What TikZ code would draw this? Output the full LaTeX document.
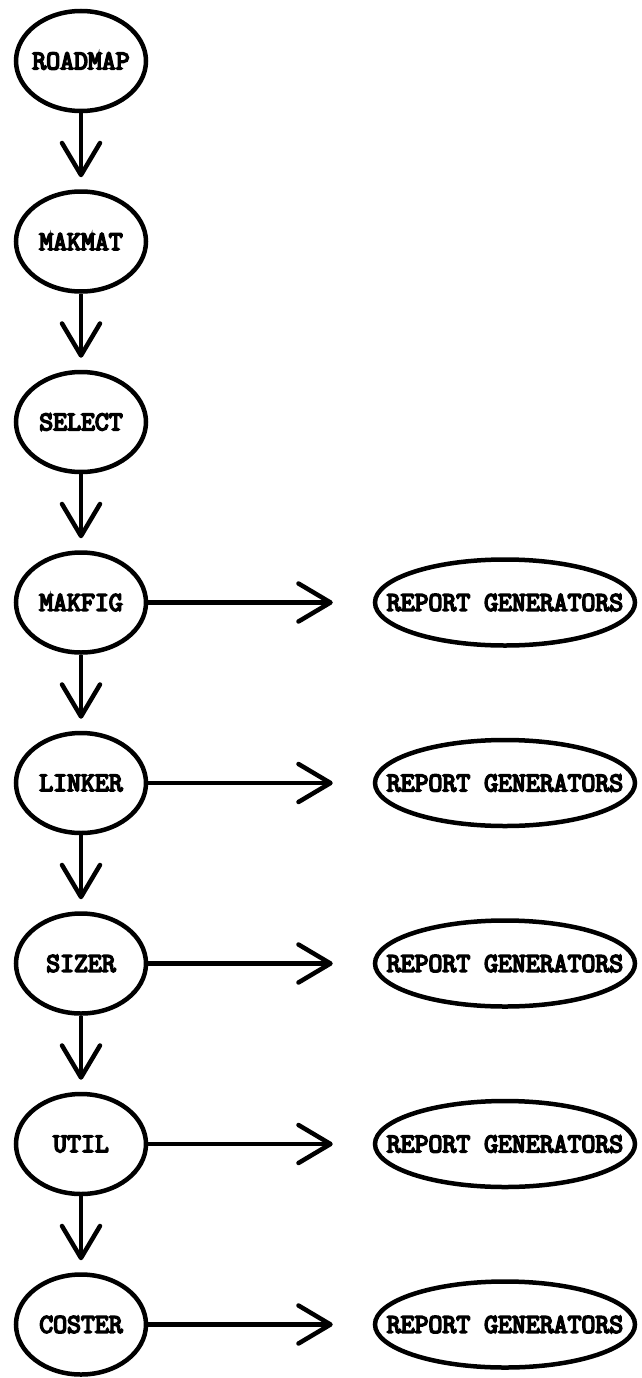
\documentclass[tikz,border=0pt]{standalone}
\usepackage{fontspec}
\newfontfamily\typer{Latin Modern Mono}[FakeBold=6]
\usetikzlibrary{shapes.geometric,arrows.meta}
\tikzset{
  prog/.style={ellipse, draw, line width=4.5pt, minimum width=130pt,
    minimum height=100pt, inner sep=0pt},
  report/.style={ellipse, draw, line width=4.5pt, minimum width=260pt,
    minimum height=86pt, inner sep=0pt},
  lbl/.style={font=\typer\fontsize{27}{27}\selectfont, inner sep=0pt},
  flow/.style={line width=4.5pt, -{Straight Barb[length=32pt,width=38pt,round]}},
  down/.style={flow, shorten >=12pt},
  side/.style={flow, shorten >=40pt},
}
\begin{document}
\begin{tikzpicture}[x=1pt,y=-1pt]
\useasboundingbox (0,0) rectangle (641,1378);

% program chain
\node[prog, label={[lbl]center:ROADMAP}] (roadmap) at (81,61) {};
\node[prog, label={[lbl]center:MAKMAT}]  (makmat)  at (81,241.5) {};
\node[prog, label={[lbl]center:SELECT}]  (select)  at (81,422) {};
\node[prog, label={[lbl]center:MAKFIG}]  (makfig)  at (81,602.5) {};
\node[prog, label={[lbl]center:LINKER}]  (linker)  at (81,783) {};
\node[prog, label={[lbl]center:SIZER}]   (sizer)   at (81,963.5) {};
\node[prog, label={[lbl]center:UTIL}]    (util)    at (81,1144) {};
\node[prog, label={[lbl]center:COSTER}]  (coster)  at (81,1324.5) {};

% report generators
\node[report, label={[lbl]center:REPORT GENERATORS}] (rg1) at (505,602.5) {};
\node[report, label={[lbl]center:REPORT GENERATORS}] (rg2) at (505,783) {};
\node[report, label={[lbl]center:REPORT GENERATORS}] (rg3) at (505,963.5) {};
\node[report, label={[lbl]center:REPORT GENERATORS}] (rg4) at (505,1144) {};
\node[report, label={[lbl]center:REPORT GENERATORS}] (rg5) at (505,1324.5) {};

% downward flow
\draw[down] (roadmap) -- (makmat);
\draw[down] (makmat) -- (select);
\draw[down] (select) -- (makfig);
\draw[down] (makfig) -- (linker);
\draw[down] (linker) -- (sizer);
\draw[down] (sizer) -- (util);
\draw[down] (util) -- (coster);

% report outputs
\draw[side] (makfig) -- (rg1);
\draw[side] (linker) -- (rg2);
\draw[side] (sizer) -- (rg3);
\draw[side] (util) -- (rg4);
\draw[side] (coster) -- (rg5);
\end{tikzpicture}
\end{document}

▬▬▬▬▬▬

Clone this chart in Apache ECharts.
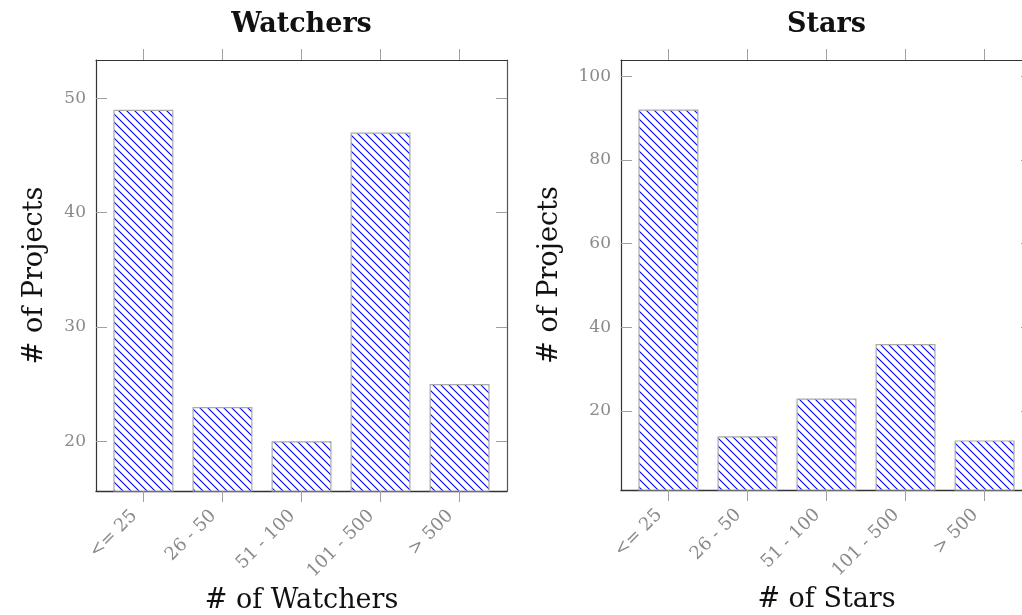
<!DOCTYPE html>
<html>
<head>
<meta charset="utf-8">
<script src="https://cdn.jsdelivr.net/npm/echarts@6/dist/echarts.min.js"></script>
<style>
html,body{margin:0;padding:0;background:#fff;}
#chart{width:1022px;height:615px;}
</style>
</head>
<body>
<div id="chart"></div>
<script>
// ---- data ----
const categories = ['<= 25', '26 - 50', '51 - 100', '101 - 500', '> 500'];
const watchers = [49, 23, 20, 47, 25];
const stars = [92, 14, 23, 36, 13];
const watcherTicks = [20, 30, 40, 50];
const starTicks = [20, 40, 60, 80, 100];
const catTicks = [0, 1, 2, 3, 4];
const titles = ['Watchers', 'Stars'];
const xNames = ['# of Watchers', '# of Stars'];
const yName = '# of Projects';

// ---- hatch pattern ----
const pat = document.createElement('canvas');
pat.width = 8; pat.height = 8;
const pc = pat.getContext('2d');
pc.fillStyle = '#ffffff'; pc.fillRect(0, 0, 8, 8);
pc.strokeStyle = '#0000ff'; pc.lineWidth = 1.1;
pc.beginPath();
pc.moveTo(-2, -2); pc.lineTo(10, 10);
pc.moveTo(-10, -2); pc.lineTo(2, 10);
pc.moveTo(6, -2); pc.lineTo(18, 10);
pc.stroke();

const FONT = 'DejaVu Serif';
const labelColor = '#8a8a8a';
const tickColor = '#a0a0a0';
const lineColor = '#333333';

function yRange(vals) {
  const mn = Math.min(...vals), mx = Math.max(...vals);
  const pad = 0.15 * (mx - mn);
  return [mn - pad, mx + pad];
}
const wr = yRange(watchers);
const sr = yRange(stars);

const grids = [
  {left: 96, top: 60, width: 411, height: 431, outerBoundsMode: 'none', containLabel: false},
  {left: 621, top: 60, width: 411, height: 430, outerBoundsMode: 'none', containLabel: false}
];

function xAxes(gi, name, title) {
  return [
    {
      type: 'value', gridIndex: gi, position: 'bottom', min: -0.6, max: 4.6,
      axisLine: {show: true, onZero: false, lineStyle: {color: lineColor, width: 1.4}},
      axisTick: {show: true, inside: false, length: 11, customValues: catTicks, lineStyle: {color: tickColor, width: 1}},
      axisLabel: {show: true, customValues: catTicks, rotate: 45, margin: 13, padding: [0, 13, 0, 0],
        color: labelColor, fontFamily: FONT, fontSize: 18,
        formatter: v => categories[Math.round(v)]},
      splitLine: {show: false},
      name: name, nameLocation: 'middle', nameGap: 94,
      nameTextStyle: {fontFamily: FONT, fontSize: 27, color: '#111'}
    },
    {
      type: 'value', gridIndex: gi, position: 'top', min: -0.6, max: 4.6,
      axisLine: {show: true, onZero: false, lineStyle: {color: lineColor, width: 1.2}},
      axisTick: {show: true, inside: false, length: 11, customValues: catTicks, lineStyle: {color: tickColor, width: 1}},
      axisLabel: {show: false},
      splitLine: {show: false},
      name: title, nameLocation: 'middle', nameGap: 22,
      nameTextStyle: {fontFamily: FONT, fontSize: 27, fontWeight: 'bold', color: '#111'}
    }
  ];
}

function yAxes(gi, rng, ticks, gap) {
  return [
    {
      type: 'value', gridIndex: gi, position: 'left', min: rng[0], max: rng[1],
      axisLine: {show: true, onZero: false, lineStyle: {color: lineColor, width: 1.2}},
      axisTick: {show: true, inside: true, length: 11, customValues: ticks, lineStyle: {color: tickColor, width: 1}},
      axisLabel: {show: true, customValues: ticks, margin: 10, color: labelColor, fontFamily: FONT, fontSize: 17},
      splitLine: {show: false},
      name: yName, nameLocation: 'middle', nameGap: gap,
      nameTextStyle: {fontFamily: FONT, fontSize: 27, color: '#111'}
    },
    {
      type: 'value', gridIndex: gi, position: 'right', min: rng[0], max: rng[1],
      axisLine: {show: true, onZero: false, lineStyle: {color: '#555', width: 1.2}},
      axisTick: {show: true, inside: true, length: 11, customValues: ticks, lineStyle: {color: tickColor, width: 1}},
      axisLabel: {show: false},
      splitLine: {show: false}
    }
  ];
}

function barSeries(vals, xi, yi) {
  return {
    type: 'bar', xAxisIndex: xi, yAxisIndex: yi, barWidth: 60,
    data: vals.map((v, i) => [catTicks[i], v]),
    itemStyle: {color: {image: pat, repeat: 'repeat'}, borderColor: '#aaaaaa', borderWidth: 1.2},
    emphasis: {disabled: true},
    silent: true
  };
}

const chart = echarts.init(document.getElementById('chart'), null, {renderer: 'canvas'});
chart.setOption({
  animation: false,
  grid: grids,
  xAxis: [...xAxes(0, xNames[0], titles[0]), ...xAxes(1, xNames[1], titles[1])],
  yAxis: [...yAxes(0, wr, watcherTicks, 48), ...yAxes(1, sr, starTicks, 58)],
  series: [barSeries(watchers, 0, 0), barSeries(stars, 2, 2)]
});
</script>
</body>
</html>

▬▬▬▬▬▬

_Work to do_. Extract exactly, and only, the lines from the one with "What TikZ code" to the one with "(util) -- (coster);", both ends counted. Leave the images behind.

_Solved problem_.
What TikZ code would draw this? Output the full LaTeX document.
\documentclass[tikz,border=0pt]{standalone}
\usepackage{fontspec}
\newfontfamily\typer{Latin Modern Mono}[FakeBold=6]
\usetikzlibrary{shapes.geometric,arrows.meta}
\tikzset{
  prog/.style={ellipse, draw, line width=4.5pt, minimum width=130pt,
    minimum height=100pt, inner sep=0pt},
  report/.style={ellipse, draw, line width=4.5pt, minimum width=260pt,
    minimum height=86pt, inner sep=0pt},
  lbl/.style={font=\typer\fontsize{27}{27}\selectfont, inner sep=0pt},
  flow/.style={line width=4.5pt, -{Straight Barb[length=32pt,width=38pt,round]}},
  down/.style={flow, shorten >=12pt},
  side/.style={flow, shorten >=40pt},
}
\begin{document}
\begin{tikzpicture}[x=1pt,y=-1pt]
\useasboundingbox (0,0) rectangle (641,1378);

% program chain
\node[prog, label={[lbl]center:ROADMAP}] (roadmap) at (81,61) {};
\node[prog, label={[lbl]center:MAKMAT}]  (makmat)  at (81,241.5) {};
\node[prog, label={[lbl]center:SELECT}]  (select)  at (81,422) {};
\node[prog, label={[lbl]center:MAKFIG}]  (makfig)  at (81,602.5) {};
\node[prog, label={[lbl]center:LINKER}]  (linker)  at (81,783) {};
\node[prog, label={[lbl]center:SIZER}]   (sizer)   at (81,963.5) {};
\node[prog, label={[lbl]center:UTIL}]    (util)    at (81,1144) {};
\node[prog, label={[lbl]center:COSTER}]  (coster)  at (81,1324.5) {};

% report generators
\node[report, label={[lbl]center:REPORT GENERATORS}] (rg1) at (505,602.5) {};
\node[report, label={[lbl]center:REPORT GENERATORS}] (rg2) at (505,783) {};
\node[report, label={[lbl]center:REPORT GENERATORS}] (rg3) at (505,963.5) {};
\node[report, label={[lbl]center:REPORT GENERATORS}] (rg4) at (505,1144) {};
\node[report, label={[lbl]center:REPORT GENERATORS}] (rg5) at (505,1324.5) {};

% downward flow
\draw[down] (roadmap) -- (makmat);
\draw[down] (makmat) -- (select);
\draw[down] (select) -- (makfig);
\draw[down] (makfig) -- (linker);
\draw[down] (linker) -- (sizer);
\draw[down] (sizer) -- (util);
\draw[down] (util) -- (coster);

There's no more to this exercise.